If you’re not staying in self-catering accommodations and can prepare your own meals, you may wonder whether to visit the Central Market of Valencia. However, there is also something for those who don’t want to buy produce at the market.
The Central Bar is a traditional market bar where you can enjoy assorted dishes, sandwiches, and tapas. So, you can sit and savor a bite to eat and a drink while you watch the hustle and bustle of the market.
Whether you want to discover the wealth of fresh produce available in the city or simply enjoy the cuisine, this is a magical place that you shouldn’t miss on the itinerary for your visit to Valencia.
As Spain’s third largest city, Valencia draws millions of tourists each year. While there is much to see and do in this city, the food is a major factor. This makes exploring the gastronomy in the area a must.
Although Spain is famous as a whole for paella, purists argue that this is a Valencian dish. This is why paella is listed in Valencia on large and small menus, and you’ll find it even at some tapas eateries in Valencia.
The Albufera Lake wetlands provide the ideal conditions for growing rice, so this grain is locally sourced and used as a base for chicken, seafood, and rabbit paella. Paella is also one of Spain’s best vegetarian food options, as varieties are made with white beans, artichokes, and other vegetables.

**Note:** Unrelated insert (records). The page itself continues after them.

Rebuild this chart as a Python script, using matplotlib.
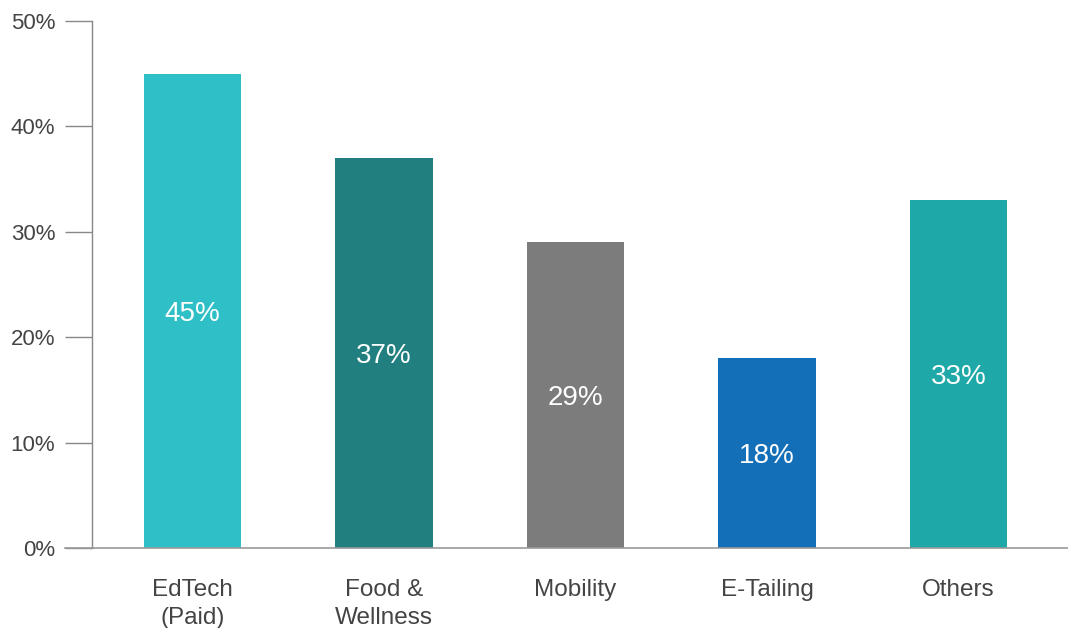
import numpy as np
import matplotlib.pyplot as plt

plt.rcParams['font.family'] = ['Liberation Sans', 'DejaVu Sans']

categories = ["EdTech\n(Paid)", "Food &\nWellness", "Mobility", "E-Tailing", "Others"]
values = [45, 37, 29, 18, 33]
colors = ["#2FBFC6", "#217F80", "#7B7C7B", "#136FB8", "#1EA8A8"]
yticks = [0, 10, 20, 30, 40, 50]

fig = plt.figure(figsize=(10.68, 6.28), dpi=100)
ax = fig.add_axes([92/1068, 80/628, 1 - 92/1068, (548 - 21)/628])

x = np.arange(len(categories))
bars = ax.bar(x, values, width=0.507, color=colors, zorder=2)

for b, v in zip(bars, values):
    ax.text(b.get_x() + b.get_width()/2, v/2 - 0.3, f"{v}%", ha="center", va="center",
            color="white", fontsize=20)

ax.set_xlim(-0.525, 4.572)
ax.set_ylim(0, 50)
ax.set_yticks(yticks)
ax.set_yticklabels([f"{t}%" for t in yticks])
ax.set_xticks(x)
ax.set_xticklabels(categories, linespacing=1.35)

for s in ["top", "right"]:
    ax.spines[s].set_visible(False)
ax.spines["left"].set_color("#888888")
ax.spines["bottom"].set_color("#999999")
ax.spines["left"].set_linewidth(1.0)
ax.spines["bottom"].set_linewidth(1.2)

ax.tick_params(axis="y", length=19.5, color="#888888", width=1.0, pad=7,
               labelsize=16, labelcolor="#444444")
ax.tick_params(axis="x", length=0, pad=22, labelsize=17.5, labelcolor="#444444")

# extend the zero line left under the tick marks
ax.plot([-0.525 - 27/191.5, -0.525], [0, 0], color="#999999", lw=1.2,
        clip_on=False, zorder=3)

plt.savefig("out.png", dpi=100)
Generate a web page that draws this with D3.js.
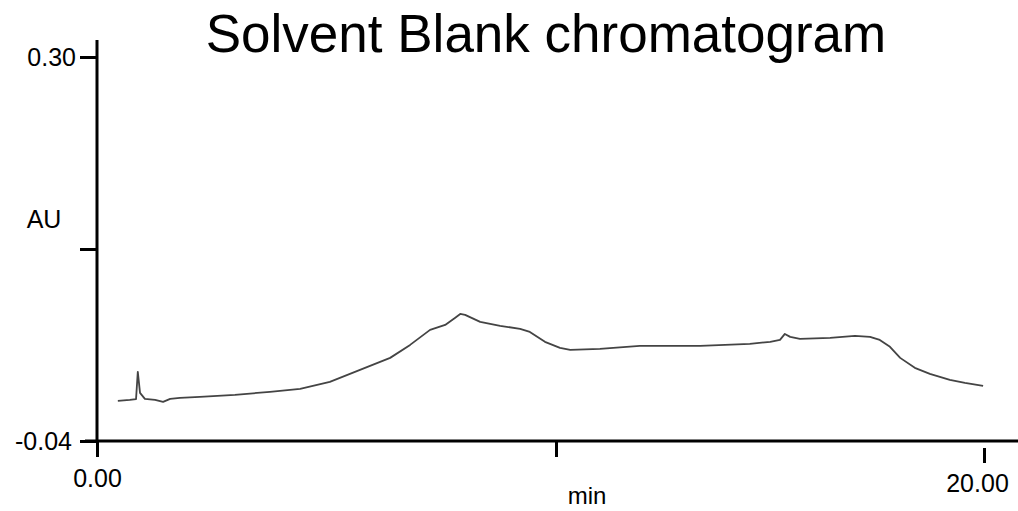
<!DOCTYPE html>
<html>
<head>
<meta charset="utf-8">
<script src="https://cdn.jsdelivr.net/npm/d3@7"></script>
<style>
  body { margin: 0; background: #fff; }
  svg { display: block; font-family: "Liberation Sans", Arial, sans-serif; }
</style>
</head>
<body>
<div id="chart"></div>
<script>
// retention time (min) and absorbance (AU)
const times = [0.47, 0.74, 0.88, 0.92, 0.97, 1.08, 1.31, 1.49, 1.65, 1.87, 2.32, 3.11, 3.90,
  4.58, 5.25, 5.93, 6.61, 7.06, 7.51, 7.85, 8.07, 8.19, 8.30, 8.64, 9.09, 9.54, 9.76, 10.10,
  10.44, 10.67, 11.34, 12.24, 13.60, 14.72, 15.18, 15.40, 15.51, 15.63, 15.85, 16.53, 17.09,
  17.43, 17.65, 17.88, 18.11, 18.44, 18.78, 19.23, 19.57, 19.98];
const absorbance = [-0.0045, -0.0036, -0.0030, 0.0212, 0.0026, -0.0027, -0.0036, -0.0053, -0.0027,
  -0.0018, -0.0009, 0.0009, 0.0035, 0.0062, 0.0124, 0.0230, 0.0336, 0.0451, 0.0584, 0.0628,
  0.0690, 0.0725, 0.0717, 0.0655, 0.0620, 0.0593, 0.0566, 0.0478, 0.0425, 0.0407, 0.0416,
  0.0442, 0.0442, 0.0460, 0.0478, 0.0495, 0.0548, 0.0522, 0.0504, 0.0513, 0.0531, 0.0522,
  0.0495, 0.0434, 0.0336, 0.0248, 0.0195, 0.0141, 0.0115, 0.0088];
const yTicks = [0.30, 0.13, -0.04];
const xTicks = [0, 10.35, 20];

const width = 1018;
const height = 511;

const svg = d3.select("#chart")
  .append("svg")
  .attr("width", width)
  .attr("height", height);

const x = d3.scaleLinear().domain([0, 20]).range([97, 984]);
const y = d3.scaleLinear().domain([-0.04, 0.30]).range([441, 57]);

// title
svg.append("text")
  .attr("x", 546)
  .attr("y", 52)
  .attr("text-anchor", "middle")
  .style("font-size", "53px")
  .text("Solvent Blank chromatogram");

// the trace
const line = d3.line()
  .x((d, i) => x(times[i]))
  .y(d => y(d));

svg.append("path")
  .datum(absorbance)
  .attr("fill", "none")
  .attr("stroke", "#444")
  .attr("stroke-width", 1.8)
  .attr("stroke-linejoin", "round")
  .attr("d", line);

// y axis
const yAxis = svg.append("g")
  .attr("transform", "translate(97,0)")
  .call(d3.axisLeft(y)
    .tickValues(yTicks)
    .tickSize(17)
    .tickFormat(d => d === 0.13 ? "" : d.toFixed(2)));
yAxis.select(".domain").remove();
yAxis.selectAll("line").attr("stroke-width", 3).attr("stroke", "#000");
yAxis.selectAll("text")
  .attr("fill", "#000")
  .style("font-size", "25px")
  .attr("dy", "0.32em");
yAxis.selectAll(".tick").filter(d => d === -0.04).select("text").attr("x", -25);
yAxis.selectAll(".tick").filter(d => d === 0.30).select("text").attr("x", -21);

svg.append("line")
  .attr("x1", 97).attr("x2", 97)
  .attr("y1", 40).attr("y2", 441)
  .attr("stroke", "#000").attr("stroke-width", 3);

// x axis
const xAxis = svg.append("g")
  .attr("transform", "translate(0,441)")
  .call(d3.axisBottom(x)
    .tickValues(xTicks)
    .tickSize(16)
    .tickFormat(d => d === 10.35 ? "" : d.toFixed(2)));
xAxis.select(".domain").remove();
xAxis.selectAll("line").attr("stroke-width", 3).attr("stroke", "#000");
xAxis.selectAll("text")
  .attr("fill", "#000")
  .style("font-size", "25px")
  .attr("dy", 0);
xAxis.selectAll(".tick").filter(d => d === 0).select("text").attr("y", 46);
const lastTick = xAxis.selectAll(".tick").filter(d => d === 20);
lastTick.select("line").attr("y1", 7).attr("y2", 22);
lastTick.select("text").attr("x", -7).attr("y", 51);

svg.append("line")
  .attr("x1", 85).attr("x2", width)
  .attr("y1", 441).attr("y2", 441)
  .attr("stroke", "#000").attr("stroke-width", 3);

// axis titles
svg.append("text")
  .attr("x", 44)
  .attr("y", 228)
  .attr("text-anchor", "middle")
  .style("font-size", "25px")
  .text("AU");

svg.append("text")
  .attr("x", 587)
  .attr("y", 504)
  .attr("text-anchor", "middle")
  .style("font-size", "24px")
  .text("min");
</script>
</body>
</html>
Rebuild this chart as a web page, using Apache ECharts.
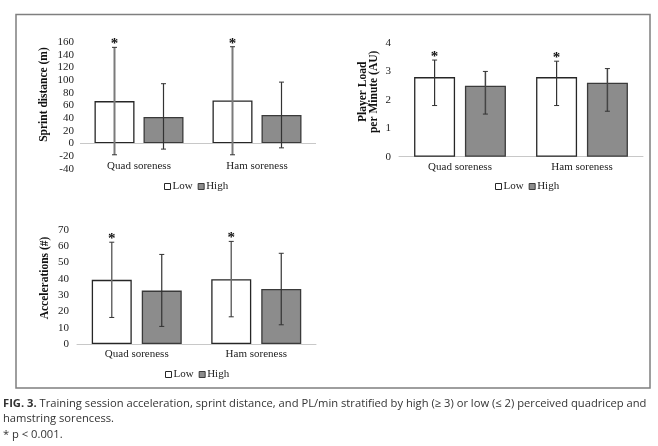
<!DOCTYPE html>
<html>
<head>
<meta charset="utf-8">
<script src="https://cdn.jsdelivr.net/npm/echarts@6/dist/echarts.min.js"></script>
<style>
html,body{margin:0;padding:0;background:#fff;}
#chart{width:658px;height:446px;}
</style>
</head>
<body>
<div id="chart"></div>
<script>
const categories = ['Quad soreness', 'Ham soreness'];
const seriesNames = ['Low', 'High'];

// Sprint distance (m)
const sprintLow = [67, 68];
const sprintLowUpper = [152, 153];
const sprintLowLower = [-18, -18];
const sprintHigh = [42, 45];
const sprintHighUpper = [94.5, 97];
const sprintHighLower = [-9, -7];

// Player Load per Minute (AU)
const plLow = [2.8, 2.8];
const plLowUpper = [3.4, 3.36];
const plLowLower = [1.8, 1.8];
const plHigh = [2.5, 2.6];
const plHighUpper = [3.0, 3.1];
const plHighLower = [1.5, 1.6];

// Accelerations (#)
const accLow = [39.4, 39.8];
const accLowUpper = [62.5, 63];
const accLowLower = [16.3, 16.7];
const accHigh = [32.8, 33.8];
const accHighUpper = [55, 55.7];
const accHighLower = [10.8, 11.8];

const significant = [true, true]; // * p < 0.001 on Low bars

const sprintTicks = {min: -40, max: 160, interval: 20};
const plTicks = {min: 0, max: 4, interval: 1};
const accTicks = {min: 0, max: 70, interval: 10};

const SERIF = '"Liberation Serif", "DejaVu Serif", serif';
const SANS = '"Open Sans", "Liberation Sans", Arial, sans-serif';

function errData(upper, lower) {
  return upper.map((u, i) => [i, u, lower[i]]);
}

function errSeries(gridIdx, upper, lower, offset, color, width, stars) {
  return {
    type: 'custom',
    xAxisIndex: gridIdx, yAxisIndex: gridIdx,
    z: 5, silent: true,
    encode: {x: 0, y: [1, 2]},
    data: errData(upper, lower),
    renderItem: function (params, api) {
      const i = api.value(0);
      const x = api.coord([i, 0])[0] + offset;
      const yT = api.coord([i, api.value(1)])[1];
      const yB = api.coord([i, api.value(2)])[1];
      const ls = {stroke: color, lineWidth: width};
      const children = [
        {type: 'line', shape: {x1: x, y1: yT, x2: x, y2: yB}, style: ls},
        {type: 'line', shape: {x1: x - 2.5, y1: yT, x2: x + 2.5, y2: yT}, style: {stroke: '#333', lineWidth: 1}},
        {type: 'line', shape: {x1: x - 2.5, y1: yB, x2: x + 2.5, y2: yB}, style: {stroke: '#333', lineWidth: 1}}
      ];
      if (stars && stars[i]) {
        children.push({type: 'text', style: {text: '*', x: x, y: yT - 3, align: 'center', verticalAlign: 'middle',
          font: 'bold 15px ' + SERIF, fill: '#111'}});
      }
      return {type: 'group', children: children};
    }
  };
}

const lowStyle = {color: '#ffffff', borderColor: '#262626', borderWidth: 1.3};
const highStyle = {color: '#8c8c8c', borderColor: '#3a3a3a', borderWidth: 1.3};

function yAxisCfg(gridIdx, ticks, name, gap, pad, margin) {
  return {
    type: 'value', gridIndex: gridIdx,
    min: ticks.min, max: ticks.max, interval: ticks.interval,
    axisLine: {show: false}, axisTick: {show: false}, splitLine: {show: false},
    axisLabel: {fontFamily: SERIF, fontSize: 11, color: '#222', margin: margin},
    name: name, nameLocation: 'middle', nameGap: gap, nameRotate: 90,
    nameTextStyle: {fontFamily: SERIF, fontSize: 11.5, fontWeight: 'bold', color: '#111', lineHeight: 11, padding: pad}
  };
}

function xAxisCfg(gridIdx, showLine, margin) {
  return {
    type: 'category', gridIndex: gridIdx, data: categories,
    axisLine: {show: showLine, onZero: false, lineStyle: {color: '#c8c8c8', width: 1}},
    axisTick: {show: false},
    axisLabel: {fontFamily: SERIF, fontSize: 11, color: '#222', margin: margin}
  };
}

function legendCfg(left, top) {
  return {
    data: seriesNames, left: left, top: top, orient: 'horizontal',
    icon: 'rect', itemWidth: 6, itemHeight: 6, itemGap: 5,
    selectedMode: false,
    itemStyle: {borderWidth: 1},
    textStyle: {fontFamily: SERIF, fontSize: 11, color: '#222', padding: [0, 0, 0, -3]}
  };
}

const chart = echarts.init(document.getElementById('chart'), null, {renderer: 'canvas'});

const option = {
  animation: false,
  backgroundColor: '#ffffff',
  grid: [
    {left: 80, width: 236, top: 42.3, height: 126.4},
    {left: 399, width: 244, top: 43, height: 113.7},
    {left: 77, width: 239, top: 230, height: 114}
  ],
  xAxis: [
    xAxisCfg(0, false, -8),
    xAxisCfg(1, true, 5),
    xAxisCfg(2, true, 5)
  ],
  yAxis: [
    yAxisCfg(0, sprintTicks, 'Sprint distance (m)', 30, [0, 0, 0, 22], 6),
    yAxisCfg(1, plTicks, 'Player Load\nper Minute (AU)', 19, [0, 0, 0, 16], 8),
    yAxisCfg(2, accTicks, 'Accelerations (#)', 26, [0, 0, 0, 18], 8)
  ],
  legend: [
    legendCfg(159, 176),
    legendCfg(490, 176),
    legendCfg(160, 364)
  ],
  series: [
    {name: 'Low', type: 'bar', xAxisIndex: 0, yAxisIndex: 0, data: sprintLow, barWidth: 40, barGap: '22.5%', itemStyle: lowStyle,
     markLine: {silent: true, symbol: ['none', 'none'], label: {show: false}, data: [{yAxis: 0}],
       lineStyle: {color: '#c8c8c8', width: 1, type: 'solid'}}},
    {name: 'High', type: 'bar', xAxisIndex: 0, yAxisIndex: 0, data: sprintHigh, barWidth: 40, barGap: '22.5%', itemStyle: highStyle},
    errSeries(0, sprintLowUpper, sprintLowLower, -24.5, '#7a7a7a', 2, significant),
    errSeries(0, sprintHighUpper, sprintHighLower, 24.5, '#333', 1.2, null),

    {name: 'Low', type: 'bar', xAxisIndex: 1, yAxisIndex: 1, data: plLow, barWidth: 41, barGap: '24%', itemStyle: lowStyle},
    {name: 'High', type: 'bar', xAxisIndex: 1, yAxisIndex: 1, data: plHigh, barWidth: 41, barGap: '24%', itemStyle: highStyle},
    errSeries(1, plLowUpper, plLowLower, -25.4, '#333', 1.2, significant),
    errSeries(1, plHighUpper, plHighLower, 25.4, '#444', 1.5, null),

    {name: 'Low', type: 'bar', xAxisIndex: 2, yAxisIndex: 2, data: accLow, barWidth: 40, barGap: '25%', itemStyle: lowStyle},
    {name: 'High', type: 'bar', xAxisIndex: 2, yAxisIndex: 2, data: accHigh, barWidth: 40, barGap: '25%', itemStyle: highStyle},
    errSeries(2, accLowUpper, accLowLower, -25, '#6a6a6a', 1.5, significant),
    errSeries(2, accHighUpper, accHighLower, 25, '#333', 1.2, null)
  ],
  graphic: [
    {type: 'rect', shape: {x: 16, y: 14.5, width: 634, height: 373.5}, silent: true,
     style: {fill: 'none', stroke: '#7f7f7f', lineWidth: 1.5}},
    {type: 'text', left: 3, top: 398, silent: true,
     style: {
       text: '{b|FIG. 3.} Training session acceleration, sprint distance, and PL/min stratified by high (\u2265 3) or low (\u2264 2) perceived quadricep and',
       font: '11.2px ' + SANS, fill: '#333',
       rich: {b: {font: 'bold 11.2px ' + SANS, fill: '#333'}}
     }},
    {type: 'text', left: 3, top: 413.5, silent: true,
     style: {text: 'hamstring sorencess.', font: '11.2px ' + SANS, fill: '#333'}},
    {type: 'text', left: 3, top: 429, silent: true,
     style: {text: '* p < 0.001.', font: '11.2px ' + SANS, fill: '#333'}}
  ]
};

chart.setOption(option);
</script>
</body>
</html>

If you’re looking for a lighter bite while you’re exploring the city, be sure to try coques. These are savory or sweet pastries that are almost like a type of pizza. Essentially, they are a flatbread piled with yummy toppings.
If you’re visiting the Central Market in the morning, hop by Bar Central for Almuerzo, also known as the second breakfast. This is a Valencian eating trend, where people stop for a mid-morning “breakfast” snack.
One of the popular options at Bar Central includes morcilla and scrambled egg sandwiches. However, if you’re more of a sweet-treat person, watch out for bunyols. These are fritters with pumpkin incorporated into the dough. Bunyols are traditional treats in Valencia’s Las Fallas festival, but you can also find them at other times of the year.
Tips for Visiting the Central Market
The Central Market of Valencia is a must-see, but it’s also important to make the most of your visit. If you’re wondering if they speak English in Valencia and have concerns about finding out details from locals, rest assured most locals speak some English to help visitors. However, for a seamless trip, take note of these tips:
- Check the Opening Times: Checking the opening times before you head out is a good idea. The central market is typically open Monday to Saturday, from 7.30 am to 3 pm, but the opening times can vary, depending on local holidays and other circumstances.
- Check the Map: As discussed, the Central Market is massive. The market is laid out with “streets,” each with its own name, making it easier to navigate, but it is still easy to get a little lost. So, if you’re looking for specific stalls, be sure to check the map of the market.
- Visit Early: The market can get noisy and busy, so plan your visit before midday. This will help you to avoid the crowds and have the space to admire the market features.
- Carry Some Cash: While many stalls have card readers to pay for your purchases with your debit or credit card, having some cash on hand for smaller purchases is advisable. You’ll also need coins to access the restrooms on the underground level via the turnstile gates.
- Consider a Tour: If you’re only in Valencia for a short time and are unsure if you can dedicate time to the Central Market, consider booking a tour. Many walking tours feature the major sites, including the central market, so you won’t miss out.
Nearby Places to Check Out
There are lots of things to do in the city, but here are some of the best attractions near the Central Market of Valencia.
- La Lonja de la Seda (Silk Exchange): This is one of the best-known landmarks in Valencia. It was built as a hub for silk and commodities traders in the 15th and 16th centuries and now has UNESCO World Heritage Site status. The exchange has stunning Gothic architecture and is a must-see for visitors. This attraction does require an entry ticket, but it is often included in city tours.
- Museum of Ceramics: Ceramics played a vital role in Valencian commerce, and this is showcased in the Gonzalez Marti National Museum of Ceramics. This features what is arguably the best example of Spanish Baroque architecture and contains the largest national collection of ceramics. These date back to the 18th century, but there are also contemporary period pieces, including some exhibits created by Picasso.
- Plaza de la Virgen: The Plaça de la Mare de Déu, or Plaza de la Virgen, is centrally located in the city. It is not only a beautiful spot with a lovely fountain, but it also has three emblematic buildings surrounding it: the Cathedral of Santa Maria, the Palace of the Generality, and the Basilica of the Virgin of the Desamparados.
- Church of Los Santos Juanes: This church is just around the corner from the Central Market. This church has been reconstructed from its original 13th-century Gothic style due to fires over the years but still retains an impressive facade. This includes a walled-up rose window from the older church and a central niche decorated to display the Virgin and Child, angels, and other inspiring symbols and statues.
Be aware that as of November 2023, the church of Los Santos Juanes is under renovation, so visiting inside may not be a valid option.
Final Thoughts on Valencia’s Central Market
Valencia is a vibrant city that draws millions of visitors each year. While there are plenty of attractions, don’t overlook the Central Market of Valencia if you’re planning a visit.
The market perfectly exemplifies the vibrancy and richness of the city, allowing you to experience the atmosphere locals enjoy all year round. If you time your visit, you may even see the market decorated to celebrate local and national festivities. The market at Christmas is particularly spectacular.
You can wander the stalls to take in all the wonderful produce, enjoy food at the Central Bar, or simply take in stunning architecture. The market is a must-see attraction, even if you’re not planning on buying anything. It is centrally located, with other attractions nearby, so be sure to plan a visit into your travel itinerary.